Without including any images, repeat the data exactly.

-- START --

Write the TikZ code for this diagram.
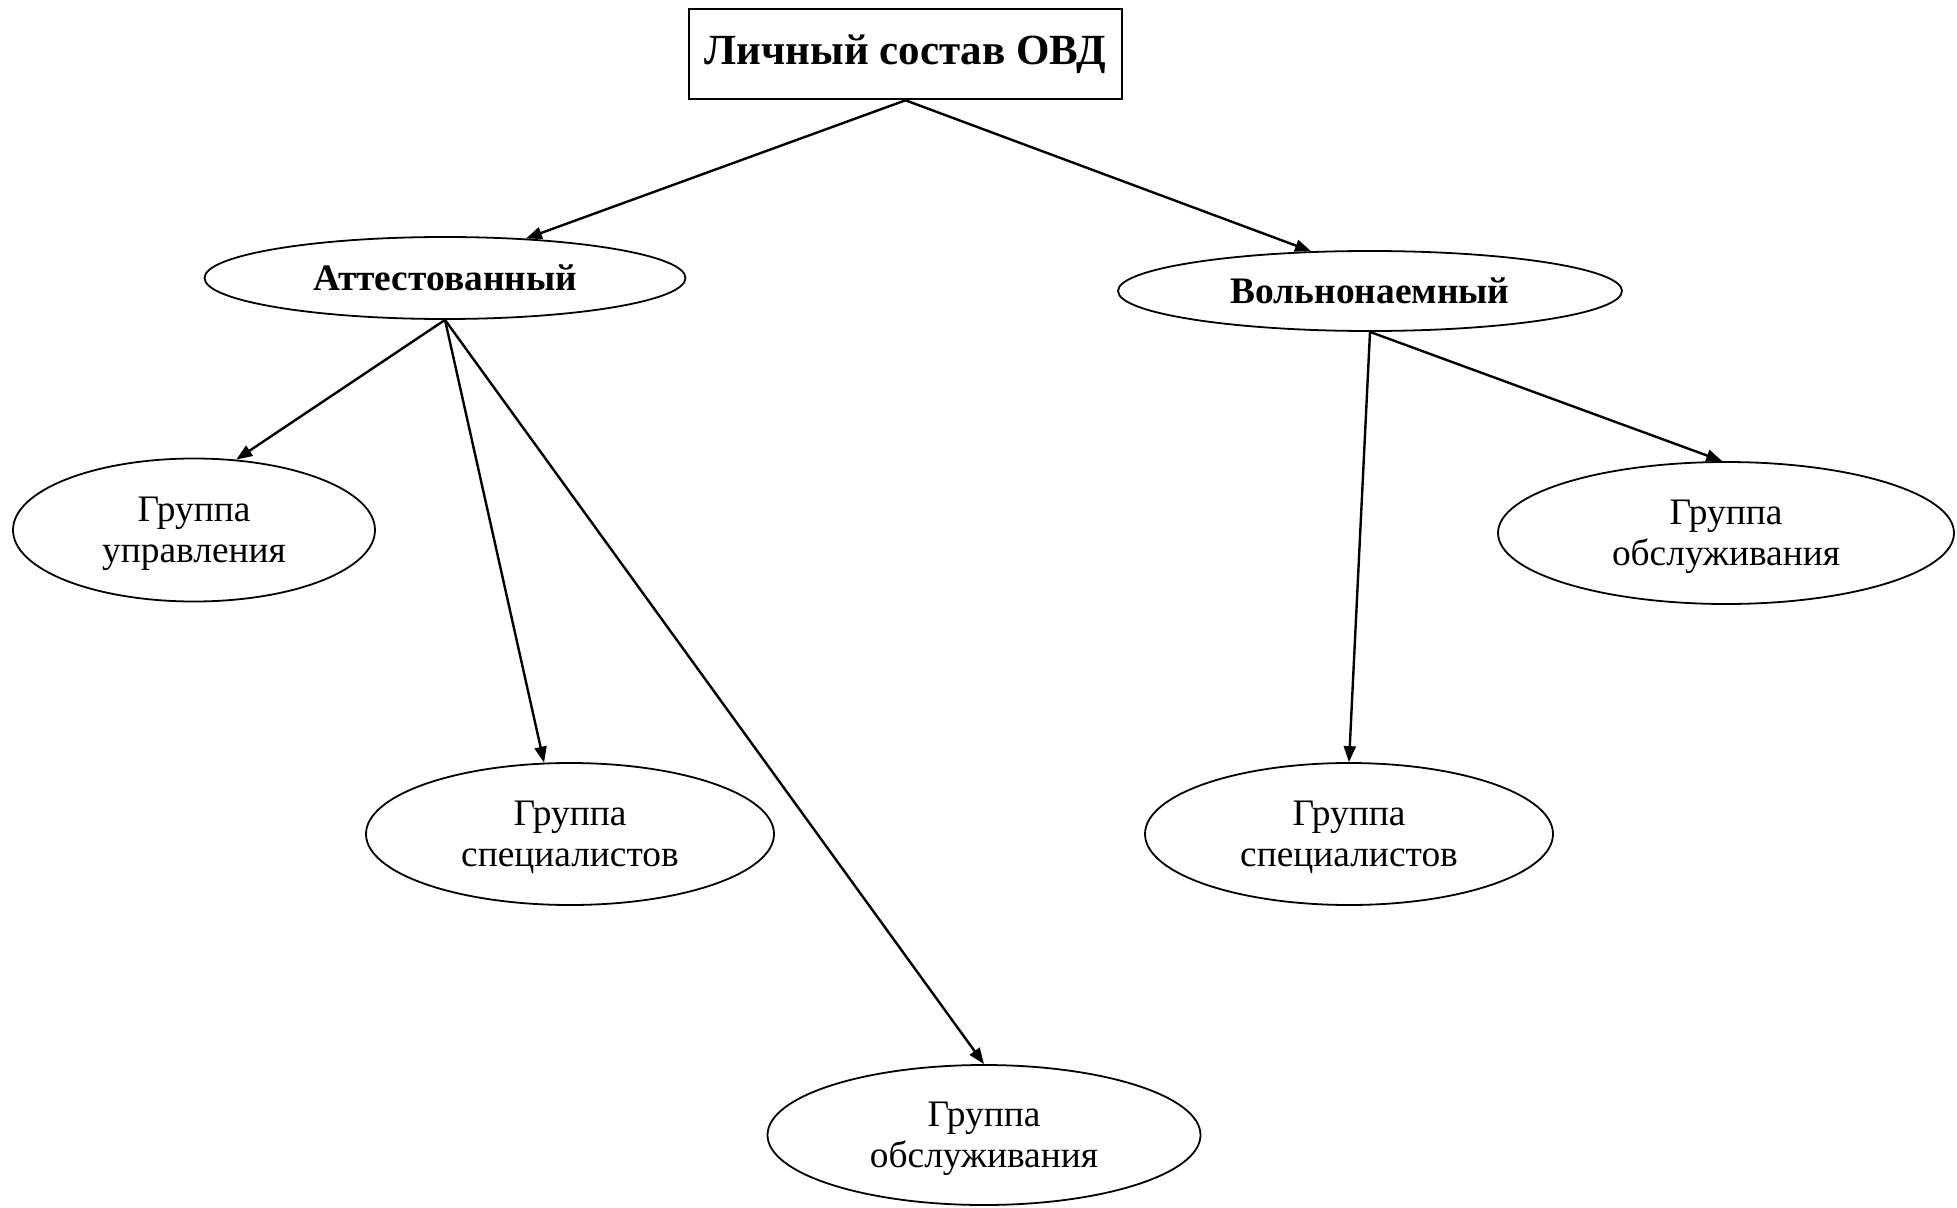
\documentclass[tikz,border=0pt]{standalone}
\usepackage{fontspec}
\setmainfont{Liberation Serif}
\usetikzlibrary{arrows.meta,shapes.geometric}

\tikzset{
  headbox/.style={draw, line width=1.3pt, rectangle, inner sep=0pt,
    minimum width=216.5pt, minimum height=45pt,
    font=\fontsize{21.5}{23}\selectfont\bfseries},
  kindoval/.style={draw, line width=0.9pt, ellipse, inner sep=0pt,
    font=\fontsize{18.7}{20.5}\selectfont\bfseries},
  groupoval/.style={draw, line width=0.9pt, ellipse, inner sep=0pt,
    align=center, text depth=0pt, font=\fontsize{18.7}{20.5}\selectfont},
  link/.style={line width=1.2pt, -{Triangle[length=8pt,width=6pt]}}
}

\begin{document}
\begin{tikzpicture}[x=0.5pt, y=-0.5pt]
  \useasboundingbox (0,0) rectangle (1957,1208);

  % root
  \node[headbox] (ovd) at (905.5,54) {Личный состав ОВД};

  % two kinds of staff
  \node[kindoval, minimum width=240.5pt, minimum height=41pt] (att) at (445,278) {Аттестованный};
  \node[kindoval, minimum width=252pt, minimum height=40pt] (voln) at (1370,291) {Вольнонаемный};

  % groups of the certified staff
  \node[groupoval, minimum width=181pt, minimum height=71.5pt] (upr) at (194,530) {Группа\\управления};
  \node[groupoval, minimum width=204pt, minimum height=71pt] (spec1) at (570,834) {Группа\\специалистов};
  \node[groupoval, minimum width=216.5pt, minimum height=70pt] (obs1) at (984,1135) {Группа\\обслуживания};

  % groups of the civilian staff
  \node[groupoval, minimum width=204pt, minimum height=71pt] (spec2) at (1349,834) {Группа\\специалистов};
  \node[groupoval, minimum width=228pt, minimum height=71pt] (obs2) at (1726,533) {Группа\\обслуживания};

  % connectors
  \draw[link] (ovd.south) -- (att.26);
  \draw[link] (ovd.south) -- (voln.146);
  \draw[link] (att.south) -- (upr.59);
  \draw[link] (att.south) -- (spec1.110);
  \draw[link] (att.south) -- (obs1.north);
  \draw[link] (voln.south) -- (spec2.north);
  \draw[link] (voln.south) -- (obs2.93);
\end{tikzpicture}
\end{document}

-- END --

[Exercise solution]
Write the TikZ code for this diagram.
\documentclass[tikz,border=0pt]{standalone}
\usepackage{fontspec}
\setmainfont{Liberation Serif}
\usetikzlibrary{arrows.meta,shapes.geometric}

\tikzset{
  headbox/.style={draw, line width=1.3pt, rectangle, inner sep=0pt,
    minimum width=216.5pt, minimum height=45pt,
    font=\fontsize{21.5}{23}\selectfont\bfseries},
  kindoval/.style={draw, line width=0.9pt, ellipse, inner sep=0pt,
    font=\fontsize{18.7}{20.5}\selectfont\bfseries},
  groupoval/.style={draw, line width=0.9pt, ellipse, inner sep=0pt,
    align=center, text depth=0pt, font=\fontsize{18.7}{20.5}\selectfont},
  link/.style={line width=1.2pt, -{Triangle[length=8pt,width=6pt]}}
}

\begin{document}
\begin{tikzpicture}[x=0.5pt, y=-0.5pt]
  \useasboundingbox (0,0) rectangle (1957,1208);

  % root
  \node[headbox] (ovd) at (905.5,54) {Личный состав ОВД};

  % two kinds of staff
  \node[kindoval, minimum width=240.5pt, minimum height=41pt] (att) at (445,278) {Аттестованный};
  \node[kindoval, minimum width=252pt, minimum height=40pt] (voln) at (1370,291) {Вольнонаемный};

  % groups of the certified staff
  \node[groupoval, minimum width=181pt, minimum height=71.5pt] (upr) at (194,530) {Группа\\управления};
  \node[groupoval, minimum width=204pt, minimum height=71pt] (spec1) at (570,834) {Группа\\специалистов};
  \node[groupoval, minimum width=216.5pt, minimum height=70pt] (obs1) at (984,1135) {Группа\\обслуживания};

  % groups of the civilian staff
  \node[groupoval, minimum width=204pt, minimum height=71pt] (spec2) at (1349,834) {Группа\\специалистов};
  \node[groupoval, minimum width=228pt, minimum height=71pt] (obs2) at (1726,533) {Группа\\обслуживания};

  % connectors
  \draw[link] (ovd.south) -- (att.26);
  \draw[link] (ovd.south) -- (voln.146);
  \draw[link] (att.south) -- (upr.59);
  \draw[link] (att.south) -- (spec1.110);
  \draw[link] (att.south) -- (obs1.north);
  \draw[link] (voln.south) -- (spec2.north);
  \draw[link] (voln.south) -- (obs2.93);
\end{tikzpicture}
\end{document}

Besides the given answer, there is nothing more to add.